The Woods is an upcoming British mystery thriller television series, based on the 2007 novel of the same name by Harlan Coben, adapted by Danny Brocklehurst and starring Tom Bateman, Michelle Keegan, Mandeep Dhillon and Pearce Quigley. It is set to be released on Netflix.

==Premise==
A barrister becomes convinced his sister may still be alive, twenty years after her supposed death.

==Cast==
- Tom Bateman as Paul ‘Cope’ Copeland
- Michelle Keegan as Lucy Silverfield
- Mandeep Dhillon as Loren Muse
- Pearce Quigley as Ira Silverfield
- Rade Sherbedgia as Uncle Sosh
- James Buckley as Lonnie Berger
- Shannon Watson as Shannon Johnson
- Pamela Nomvete as Mrs. Peters
- Kerry Howard as Greta
- Roger Barclay as EJ Jenrette
- Simon Lowe as Bob Cole
- Dean Fagan as DS Steve York
- Tom Allen as Flynn Hickory
- Tracy-Ann Oberman as Jessica Kinberg
- Charlotte Beaumont as DC Daisy Dillon
- Christopher Harper as Wayne Steubens

==Production==
The English-language series was announced by Netflix in April 2026. It is based on the 2007 novel of the same name by Harlan Coben, which was previously adapted into a Polish-language series in 2020. Coben is series creator with the book adapted by Danny Brocklehurst with Charlotte Coben, Tom Farrelly and Joe Forrest. Harlan Coben is an executive producer through his company Final Twist Productions, in partnership with Quay Street Productions. Brocklehurst is also an executive producer alongside Charlotte Coben, Nicola Shindler and Richard Fee. Will McDonagh is series producer with episodes directed by Andy De Emmony, Isher Sahota and Claire Tailyour.
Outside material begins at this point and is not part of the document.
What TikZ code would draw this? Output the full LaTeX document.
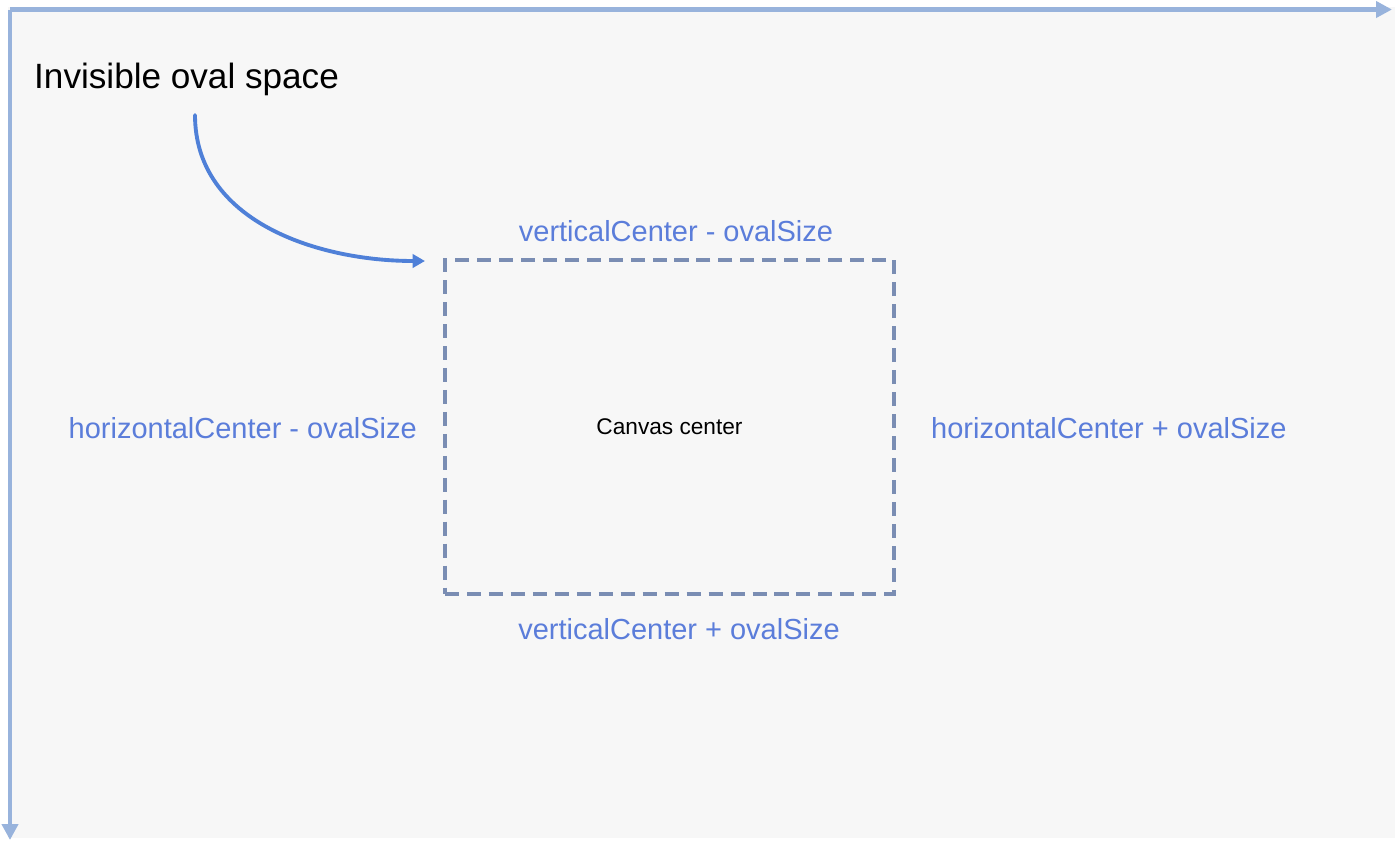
\documentclass[tikz,border=0pt]{standalone}
\usepackage{fontspec}
\setmainfont{Liberation Sans}
\usetikzlibrary{arrows.meta}

\definecolor{axisblue}{HTML}{98B3DC}
\definecolor{labelblue}{HTML}{5B7DDA}
\definecolor{curveblue}{HTML}{4F80D8}
\definecolor{boxgrey}{HTML}{7A8DB3}
\definecolor{canvasbg}{HTML}{F7F7F7}

\tikzset{
  axisline/.style={line width=2.8pt, axisblue, -{Triangle[length=9pt,width=9pt]}},
  bound/.style={text=labelblue, font=\fontsize{16.5}{19}\selectfont},
  ovalbox/.style={draw=boxgrey, line width=2pt, dash pattern=on 8pt off 4.5pt,
    minimum width=8.98cm, minimum height=6.68cm, font=\fontsize{12.9}{15}\selectfont}
}

\begin{document}
\begin{tikzpicture}[x=0.02cm,y=-0.02cm]
	\useasboundingbox (0,0) rectangle (1400,846);
	\fill[canvasbg] (8,7) rectangle (1395,838);
	% axis
	\draw[axisline] (10,9.5)--(1392,9.5);
	\draw[axisline] (10,9.5)--(10,840);
	% oval space
	\node[ovalbox] (ovalspace) at (669.5,427) {Canvas center};
	\node[anchor=west, font=\fontsize{20}{24}\selectfont] (title) at (28,79) {Invisible oval space};
	\node[bound] (vcMinus) at (676,231) {verticalCenter - ovalSize};
	\node[bound] (vcPlus) at (679,629) {verticalCenter + ovalSize};
	\node[bound, anchor=east] (hcMinus) at (423,428) {horizontalCenter - ovalSize};
	\node[bound, anchor=west] (hcPlus) at (925,428) {horizontalCenter + ovalSize};
	% pointer
	\coordinate (arrowstart) at (195,115);
	\coordinate (arrowend) at (425,261);
	\draw[curveblue, line width=2.2pt, line cap=round, -{Triangle[length=7pt,width=7.5pt]}]
		(arrowstart) to [out=-90, in=180] (arrowend);
\end{tikzpicture}
\end{document}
The cast is led by Tom Bateman and Michelle Keegan with the cast also including Mandeep Dhillon and Pearce Quigley, Shannon Watson, James Buckley, Tom Allen, Kerry Howard, Rade Sherbedgia,Tracy-Ann Oberman and Charlotte Beaumont.

Filming took place in England and Wales from May 2026, with filming locations including Bolton,
Manchester, Knutsford, and Birkenhead in England, and Denbighshire in Wales. First-look images from filming were released to the media in May 2026.